About 20 percent of children grow up in a home where a parent abuses drugs or alcohol. Since children are still developing their coping skills and responses to trauma, they are more vulnerable to developing a SUD as an adult. They are also more likely to be neglected or abused, face delays in learning and development, and have difficulty interacting with their peers.

Teenagers are especially at risk for developing an addiction because they often face pressure from peers to experiment with drugs and alcohol while they’re living in an environment where they have easy access to those substances. 

Family Member Roles in Addiction Infographic Fort Wayne Recovery

Common ways for children and teenagers to cope

with a family member’s substance use disorder include:

  • Experience feelings of depression or develop anxiety
  • Withdraw from friends and social activities
  • Develop toxic relationships
  • Miss curfew or sneaking out to avoid being at home
  • Fail to complete schoolwork and skip classes
  • Become increasingly unpredictable and show signs of aggression and recklessness
  • Steal money
  • Run away from home
  • Distance themselves from other family members

Streeter says that his addiction put his brother’s children at risk when his niece found an empty bag of heroin in the closet. “When my niece walked into the living room with an empty bag of heroin at my parent’s house, it destroyed my relationship with my brother for years because he couldn’t trust me to be around his kids anymore,” says Streeter. “If the bag hadn’t been empty, who knows what could’ve happened to my niece.”

“If the bag hadn’t been empty, who knows what could’ve happened to my niece.”

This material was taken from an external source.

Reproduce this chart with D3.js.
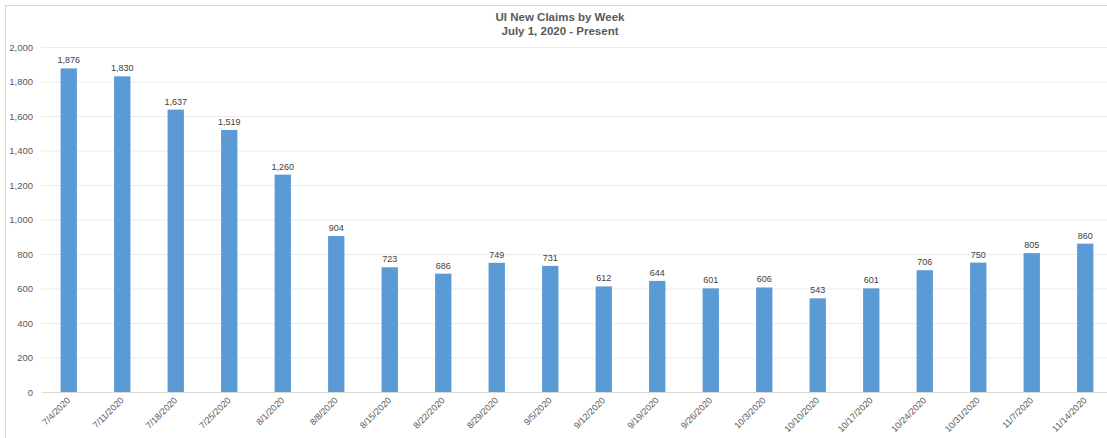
<!DOCTYPE html>
<html><head><meta charset="utf-8">
<script src="https://cdn.jsdelivr.net/npm/d3@7"></script>
<style>body{margin:0;background:#fff}svg{display:block;font-family:"Liberation Sans",Arial,sans-serif}</style>
</head><body><svg id="c" width="1107" height="438"></svg>
<script>
const categories = ["7/4/2020","7/11/2020","7/18/2020","7/25/2020","8/1/2020","8/8/2020","8/15/2020","8/22/2020","8/29/2020","9/5/2020","9/12/2020","9/19/2020","9/26/2020","10/3/2020","10/10/2020","10/17/2020","10/24/2020","10/31/2020","11/7/2020","11/14/2020"];
const claims = [1876,1830,1637,1519,1260,904,723,686,749,731,612,644,601,606,543,601,706,750,805,860];
const yTicks = [0,200,400,600,800,1000,1200,1400,1600,1800,2000];
const titleLines = ["UI New Claims by Week","July 1, 2020 - Present"];

const svg = d3.select("#c");
const x = d3.scaleBand().domain(categories).range([42,1112]).paddingInner(0.695).paddingOuter(0.3475);
const y = d3.scaleLinear().domain([0,2000]).range([392,47]);
const fmt = d3.format(",");

svg.append("rect").attr("x",5.5).attr("y",5.5).attr("width",1200).attr("height",600)
  .attr("fill","none").attr("stroke","#d9d9d9");

const yAxis = svg.append("g").attr("transform","translate(41,0)")
  .call(d3.axisLeft(y).tickValues(yTicks).tickFormat(fmt).tickSize(-1080).tickPadding(8));
yAxis.select(".domain").remove();
yAxis.selectAll(".tick line").attr("stroke","#ebebeb");
yAxis.selectAll(".tick text").attr("fill","#595959").style("font-size","9.5px");

svg.append("g").selectAll("rect").data(claims).join("rect")
  .attr("x",(d,i)=>x(categories[i])).attr("width",x.bandwidth())
  .attr("y",d=>y(d)).attr("height",d=>y(0)-y(d))
  .attr("fill","#5b9bd5");

svg.append("g").selectAll("text").data(claims).join("text")
  .attr("x",(d,i)=>x(categories[i])+x.bandwidth()/2).attr("y",d=>y(d)-5)
  .attr("text-anchor","middle").attr("fill","#404040").style("font-size","9px")
  .text(d=>fmt(d));

const xAxis = svg.append("g").attr("transform","translate(0,392)")
  .call(d3.axisBottom(x).tickSize(0).tickPadding(0));
xAxis.select(".domain").attr("stroke","#d9d9d9");
xAxis.selectAll(".tick text").attr("fill","#595959").style("font-size","9px")
  .attr("text-anchor","end").attr("dy",null)
  .attr("transform","translate(2,9) rotate(-45)");

svg.append("g").selectAll("text").data(titleLines).join("text")
  .attr("x",560).attr("y",(d,i)=>21+i*14).attr("text-anchor","middle")
  .attr("fill","#595959").style("font-size","11.5px").style("font-weight","bold")
  .text(d=>d);
</script></body></html>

Tommy Streeter, A Community Outreach Coordinator

How Families Can Fight Back

Family members will often take on a specific role when they’re living with someone with an addiction. These roles usually serve to “help” their loved one or as a way to cope with the situation. Unfortunately, these roles only allow the substance abuse to continue and put the rest of the family member’s mental and physical well-being at risk. Addiction Centers of America has identified six common roles family members take on in this environment:

The Addicted

The person struggling with a substance use disorder. They often isolate and blame other members of their family for their problems and are the source of ongoing turmoil in their household.

The Enabler

This role is often taken on by a spouse or child. They serve as peacemakers in the family by trying to smooth over any difficulties.

The Hero

This role is usually taken on by the eldest child who uses their achievements to deflect from the situation, create a sense of normalcy and provide hope for the rest of the family.

The Scapegoat

Commonly taken on by a middle child, they get blamed for all the problems caused in the household by the person abusing substances. By having the blame placed on them, they shield other members of the family from taking accountability.

The Mascot

Usually taken on by the youngest member of the family. They deflect from the stress and turmoil in the family by using humor. This is also a way for them to cope with any pain or anxieties brought on by the situation.

The Lost Child

This role often falls on a middle or younger child. They withdraw from the situation and are often seen as “invisible” to the rest of the family. They don’t receive a lot of attention from other family members and engage in solitary activities as a way to cope.

While family members in each role may have good intentions, the only way to fight addiction is for the person struggling with a SUD to receive professional care and support. Nate Moellering, a community outreach coordinator at Allendale Treatment and Fort Wayne Recovery says that addiction will impact each family member, not just the one struggling with addiction. “Family members often don’t see the residual effects that a substance disorder has on them until several years later,” says Moellering. “I always encourage family members to get help for the trauma they experienced while living with an addicted family member. It’s also okay for them set boundaries and cut ties until their loved one has completed treatment and they’re ready to accept them back into the family again.”